Implements an advanced binning algorithm for numerical features that ensures monotonicity in the Weight of Evidence (WoE) while maximizing predictive power. The method formulates the binning problem as an optimization task with monotonicity constraints and solves it through an iterative process that preserves information value.

Usage

optimal_binning_numerical_mblp(
  target,
  feature,
  min_bins = 3L,
  max_bins = 5L,
  bin_cutoff = 0.05,
  max_n_prebins = 20L,
  force_monotonic_direction = 0L,
  convergence_threshold = 1e-06,
  max_iterations = 1000L
)

Arguments

target

An integer binary vector (0 or 1) representing the target variable.

feature

A numeric vector representing the feature to bin.

min_bins

Minimum number of bins (default: 3).

max_bins

Maximum number of bins (default: 5).

bin_cutoff

Minimum frequency fraction for each bin (default: 0.05).

max_n_prebins

Maximum number of pre-bins before optimization (default: 20).

force_monotonic_direction

Force specific monotonicity direction: 0=auto, 1=increasing, -1=decreasing (default: 0).

convergence_threshold

Convergence threshold for optimization (default: 1e-6).

max_iterations

Maximum iterations allowed (default: 1000).

Value

A list containing:

id

Numeric identifiers for each bin (1-based).

bin

Character vector with bin intervals.

woe

Numeric vector with Weight of Evidence values for each bin.

iv

Numeric vector with Information Value contribution for each bin.

count

Integer vector with the total number of observations in each bin.

count_pos

Integer vector with the positive class count in each bin.

count_neg

Integer vector with the negative class count in each bin.

event_rate

Numeric vector with the event rate (proportion of positives) in each bin.

cutpoints

Numeric vector with the bin boundaries (excluding infinities).

converged

Logical indicating whether the algorithm converged.

iterations

Integer count of iterations performed.

total_iv

Numeric total Information Value of the binning solution.

monotonicity

Character indicating monotonicity direction ("increasing", "decreasing", or "none").

Details

Algorithm Overview

The Monotonic Binning via Linear Programming algorithm operates through several coordinated steps:

  1. Input Validation: Ensures proper formatting and constraints for data and parameters.

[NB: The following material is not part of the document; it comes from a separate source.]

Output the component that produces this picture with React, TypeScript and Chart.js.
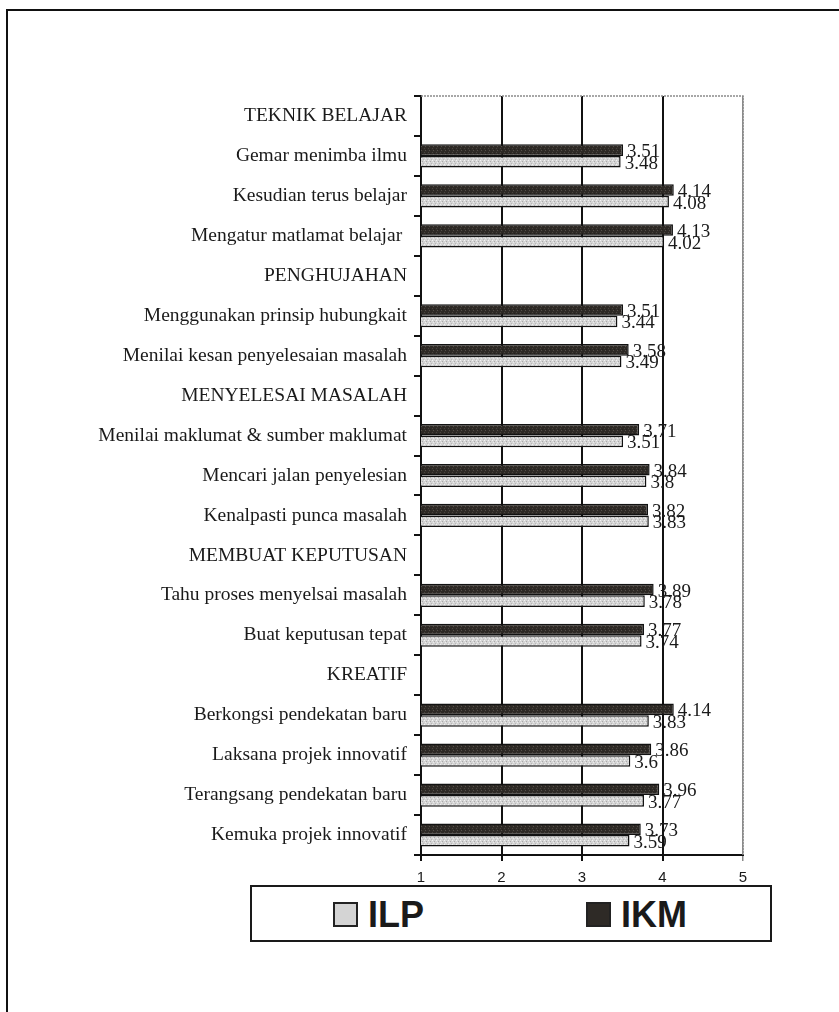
import React, { useEffect, useRef } from "react";
import { Chart, registerables } from "chart.js";

Chart.register(...registerables);

const categories = [
  "TEKNIK BELAJAR",
  "Gemar menimba ilmu",
  "Kesudian terus belajar",
  "Mengatur matlamat belajar ",
  "PENGHUJAHAN",
  "Menggunakan prinsip hubungkait",
  "Menilai kesan penyelesaian masalah",
  "MENYELESAI MASALAH",
  "Menilai maklumat & sumber maklumat",
  "Mencari jalan penyelesian",
  "Kenalpasti punca masalah",
  "MEMBUAT KEPUTUSAN",
  "Tahu proses menyelsai masalah",
  "Buat keputusan tepat",
  "KREATIF",
  "Berkongsi pendekatan baru",
  "Laksana projek innovatif",
  "Terangsang pendekatan baru",
  "Kemuka projek innovatif",
];

const ikmValues = [null, 3.51, 4.14, 4.13, null, 3.51, 3.58, null, 3.71, 3.84, 3.82, null, 3.89, 3.77, null, 4.14, 3.86, 3.96, 3.73];
const ilpValues = [null, 3.48, 4.08, 4.02, null, 3.44, 3.49, null, 3.51, 3.8, 3.83, null, 3.78, 3.74, null, 3.83, 3.6, 3.77, 3.59];

const seriesNames = ["ILP", "IKM"];
const xMin = 1;
const xMax = 5;

const SERIF = '"Liberation Serif", "Times New Roman", serif';
const SANS = '"Liberation Sans", Arial, sans-serif';

function makePattern(base: string, dots: string[]): CanvasPattern | string {
  const c = document.createElement("canvas");
  c.width = 4;
  c.height = 4;
  const g = c.getContext("2d");
  if (!g) return base;
  g.fillStyle = base;
  g.fillRect(0, 0, 4, 4);
  const pts = [
    [0, 0],
    [2, 1],
    [1, 2],
    [3, 3],
  ];
  pts.forEach((p, i) => {
    g.fillStyle = dots[i % dots.length];
    g.fillRect(p[0], p[1], 1, 1);
  });
  const pat = g.createPattern(c, "repeat");
  return pat || base;
}

const valueLabelPlugin = {
  id: "valueLabels",
  afterDatasetsDraw(chart: any) {
    const ctx = chart.ctx;
    ctx.save();
    ctx.font = `19px ${SERIF}`;
    ctx.fillStyle = "#1a1a1a";
    ctx.textAlign = "left";
    ctx.textBaseline = "middle";
    chart.data.datasets.forEach((ds: any, di: number) => {
      const meta = chart.getDatasetMeta(di);
      meta.data.forEach((el: any, i: number) => {
        const v = ds.data[i];
        if (v === null || v === undefined) return;
        ctx.fillText(String(v), el.x + 4, el.y + 2);
      });
    });
    ctx.restore();
  },
};

const framePlugin = {
  id: "plotFrame",
  beforeDatasetsDraw(chart: any) {
    const { ctx, chartArea } = chart;
    ctx.save();
    ctx.strokeStyle = "#8a8a8a";
    ctx.lineWidth = 1.5;
    ctx.setLineDash([2, 1]);
    ctx.beginPath();
    ctx.moveTo(chartArea.left, chartArea.top);
    ctx.lineTo(chartArea.right, chartArea.top);
    ctx.lineTo(chartArea.right, chartArea.bottom);
    ctx.stroke();
    ctx.restore();
  },
};

export default function App() {
  const canvasRef = useRef<HTMLCanvasElement | null>(null);

  useEffect(() => {
    if (!canvasRef.current) return;
    const ilpFill = makePattern("#d4d4d4", ["#f2f2f2", "#a9a9a9", "#ececec", "#b8b8b8"]);
    const ikmFill = makePattern("#2e2a26", ["#4a4540", "#221f1c", "#56504a", "#2a2622"]);

    const chart = new Chart(canvasRef.current, {
      type: "bar",
      data: {
        labels: categories,
        datasets: [
          {
            label: seriesNames[1],
            data: ikmValues as any,
            backgroundColor: ikmFill as any,
            borderColor: "#111",
            borderWidth: 1.5,
            categoryPercentage: 0.58,
            barPercentage: 1,
          },
          {
            label: seriesNames[0],
            data: ilpValues as any,
            backgroundColor: ilpFill as any,
            borderColor: "#111",
            borderWidth: 1.5,
            categoryPercentage: 0.58,
            barPercentage: 1,
          },
        ],
      },
      options: {
        indexAxis: "y",
        responsive: false,
        animation: false,
        devicePixelRatio: 1,
        layout: {
          padding: { top: 96, right: 96, bottom: 127, left: 0 },
        },
        plugins: {
          legend: { display: false },
          tooltip: { enabled: false },
        },
        scales: {
          y: {
            type: "category",
            offset: true,
            afterFit: (scale: any) => {
              scale.width = 421;
            },
            grid: {
              offset: true,
              drawOnChartArea: false,
              drawTicks: true,
              tickLength: 7,
              color: "#111",
              lineWidth: 2,
            },
            border: { display: true, color: "#111", width: 2 },
            ticks: {
              color: "#1a1a1a",
              padding: 7,
              autoSkip: false,
              font: { family: SERIF, size: 19.5 },
            },
          },
          x: {
            type: "linear",
            min: xMin,
            max: xMax,
            afterFit: (scale: any) => {
              scale.height = 30;
            },
            grid: {
              drawOnChartArea: true,
              drawTicks: true,
              tickLength: 6,
              color: (c: any) => (c.tick && c.tick.value === xMax ? "#8a8a8a" : "#111"),
              lineWidth: (c: any) => (c.tick && c.tick.value === xMax ? 1.5 : 2),
            },
            border: { display: true, color: "#111", width: 2 },
            ticks: {
              stepSize: 1,
              color: "#1a1a1a",
              padding: 8,
              font: { family: SANS, size: 15 },
            },
          },
        },
      } as any,
      plugins: [framePlugin, valueLabelPlugin],
    });
    return () => chart.destroy();
  }, []);

  const swatch = (fill: string): React.CSSProperties => ({
    width: 25,
    height: 25,
    boxSizing: "border-box",
    border: "2px solid #222",
    background: fill,
    marginRight: 10,
  });

  const legendText: React.CSSProperties = {
    font: `bold 36px ${SANS}`,
    lineHeight: "31px",
    color: "#1a1a1a",
  };

  return (
    <div style={{ position: "absolute", left: 0, top: 0, width: 839, height: 1012, background: "#fff", overflow: "hidden" }}>
      <div
        style={{
          position: "absolute",
          left: 6,
          top: 9,
          right: 0,
          bottom: 0,
          borderTop: "2px solid #111",
          borderLeft: "2px solid #111",
        }}
      />
      <canvas ref={canvasRef} width={839} height={1012} style={{ position: "absolute", left: 0, top: 0, width: 839, height: 1012 }} />
      <div
        style={{
          position: "absolute",
          left: 250,
          top: 885,
          width: 522,
          height: 57,
          boxSizing: "border-box",
          border: "2px solid #1a1a1a",
          background: "#fff",
        }}
      />
      <div style={{ position: "absolute", left: 333, top: 899, height: 31, display: "flex", alignItems: "center" }}>
        <div style={swatch("#d4d4d4")} />
        <span style={legendText}>{seriesNames[0]}</span>
      </div>
      <div style={{ position: "absolute", left: 586, top: 899, height: 31, display: "flex", alignItems: "center" }}>
        <div style={swatch("#2e2a26")} />
        <span style={legendText}>{seriesNames[1]}</span>
      </div>
    </div>
  );
}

  2. Pre-Binning: Creates initial bins based on quantiles or handles special cases for few unique values.

  3. Statistical Optimization:

    • Merges bins with frequencies below bin_cutoff to ensure statistical stability

    • Enforces monotonicity in Weight of Evidence (WoE) values

    • Optimizes bin count to satisfy the min_bins/max_bins constraints

    • Iteratively improves binning to maximize Information Value (IV)

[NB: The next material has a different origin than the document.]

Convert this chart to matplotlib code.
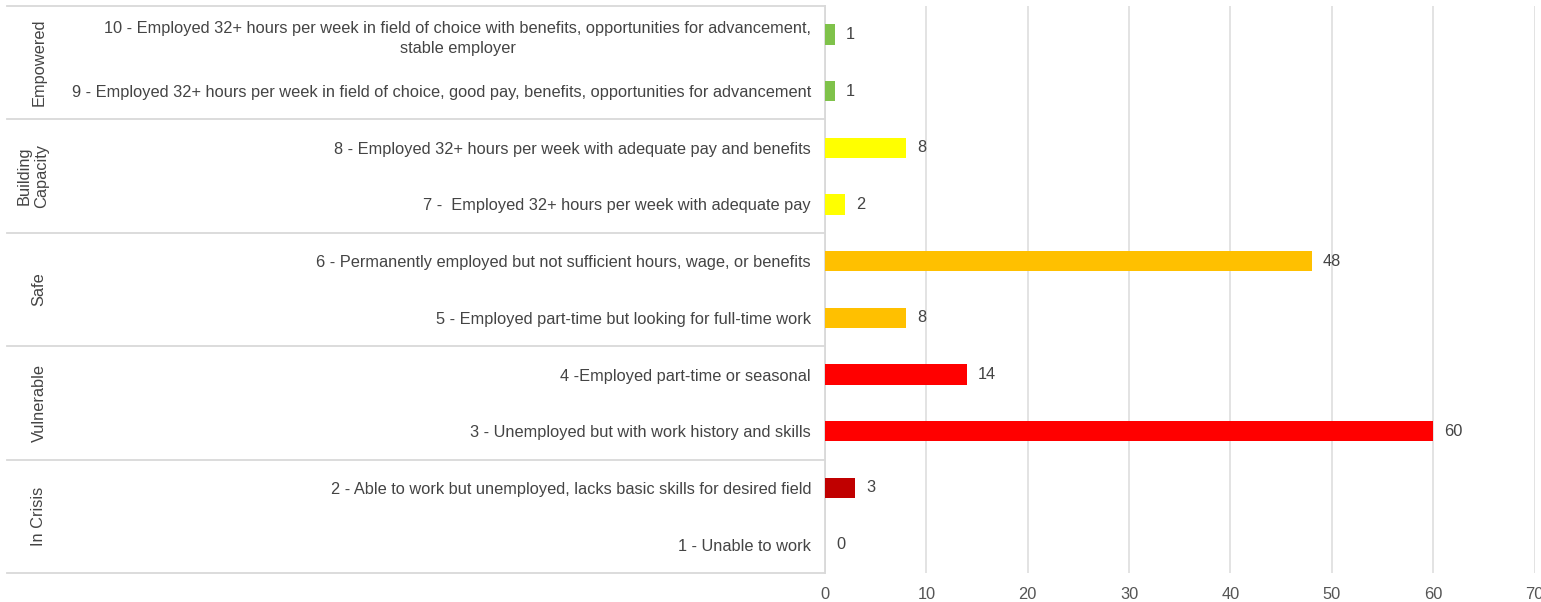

  4. Monotonicity Analysis: Automatically detects optimal monotonicity direction or applies a forced direction if specified.

Mathematical Foundation

Linear Programming Connection

The binning optimization problem can be formulated as a constrained optimization problem:

$$\max_{b} \sum_{i=1}^{k} IV_i(b)$$

Subject to: $$WoE_i \leq WoE_{i+1} \quad \text{or} \quad WoE_i \geq WoE_{i+1} \quad \forall i \in \{1, \ldots, k-1\}$$ $$min\_bins \leq k \leq max\_bins$$ $$count_i \geq bin\_cutoff \times N \quad \forall i \in \{1, \ldots, k\}$$

Where:

  • \(b\) is the set of bin boundaries

  • \(k\) is the number of bins

  • \(IV_i(b)\) is the Information Value of bin \(i\) given boundaries \(b\)

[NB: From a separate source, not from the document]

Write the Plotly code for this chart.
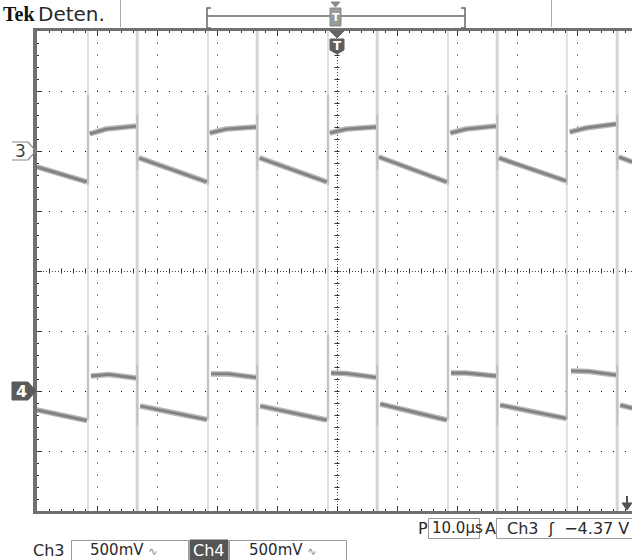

  • \(WoE_i\) is the Weight of Evidence of bin \(i\)

Weight of Evidence (WoE)

For bin \(i\), with Laplace smoothing:

$$WoE_i = \ln\left(\frac{(p_i + \alpha) / (P + k\alpha)}{(n_i + \alpha) / (N + k\alpha)}\right)$$

Where:

  • \(p_i\): Number of positive cases in bin \(i\)

  • \(P\): Total number of positive cases

  • \(n_i\): Number of negative cases in bin \(i\)

  • \(N\): Total number of negative cases

  • \(\alpha\): Smoothing factor (0.5 in this implementation)

  • \(k\): Number of bins

Information Value (IV)

For bin \(i\):

$$IV_i = \left(\frac{p_i}{P} - \frac{n_i}{N}\right) \times WoE_i$$

Total Information Value:

$$IV_{total} = \sum_{i=1}^{k} IV_i$$

Advantages

  • Guaranteed Monotonicity: Ensures monotonic relationship between binned variable and target

  • Optimal Information Preservation: Merges bins in a way that minimizes information loss

  • Flexible Direction Control: Automatically detects optimal monotonicity direction or allows forcing a specific direction

  • Statistical Stability: Ensures sufficient observations in each bin

  • Efficient Implementation: Uses binary search and optimized merge strategies

References

Zeng, Y. (2018). Discretization of Continuous Features by Weighs of Evidence with Isotonic Regression. arXiv preprint arXiv:1812.05089.

Barlow, R. E., & Brunk, H. D. (1972). The isotonic regression problem and its dual. Journal of the American Statistical Association, 67(337), 140-147.

Belkin, M., & Niyogi, P. (2003). Laplacian eigenmaps for dimensionality reduction and data representation. Neural Computation, 15(6), 1373-1396.

Bertsimas, D., & Tsitsiklis, J. N. (1997). Introduction to Linear Optimization. Athena Scientific.

Siddiqi, N. (2006). Credit Risk Scorecards: Developing and Implementing Intelligent Credit Scoring. John Wiley & Sons.

Thomas, L. C., Edelman, D. B., & Crook, J. N. (2002). Credit Scoring and Its Applications. Society for Industrial and Applied Mathematics.

Examples

if (FALSE) { # \dontrun{
# Generate synthetic data
set.seed(123)
feature <- rnorm(1000)
target <- rbinom(1000, 1, 0.3)

# Basic usage
result <- optimal_binning_numerical_mblp(target, feature)
print(result)

# Custom parameters with forced increasing monotonicity
result_custom <- optimal_binning_numerical_mblp(
  target = target,
  feature = feature,
  min_bins = 3,
  max_bins = 6,
  force_monotonic_direction = 1  # Force increasing
)

# Access specific components
bins <- result$bin
woe_values <- result$woe
total_iv <- result$total_iv
monotonicity <- result$monotonicity
} # }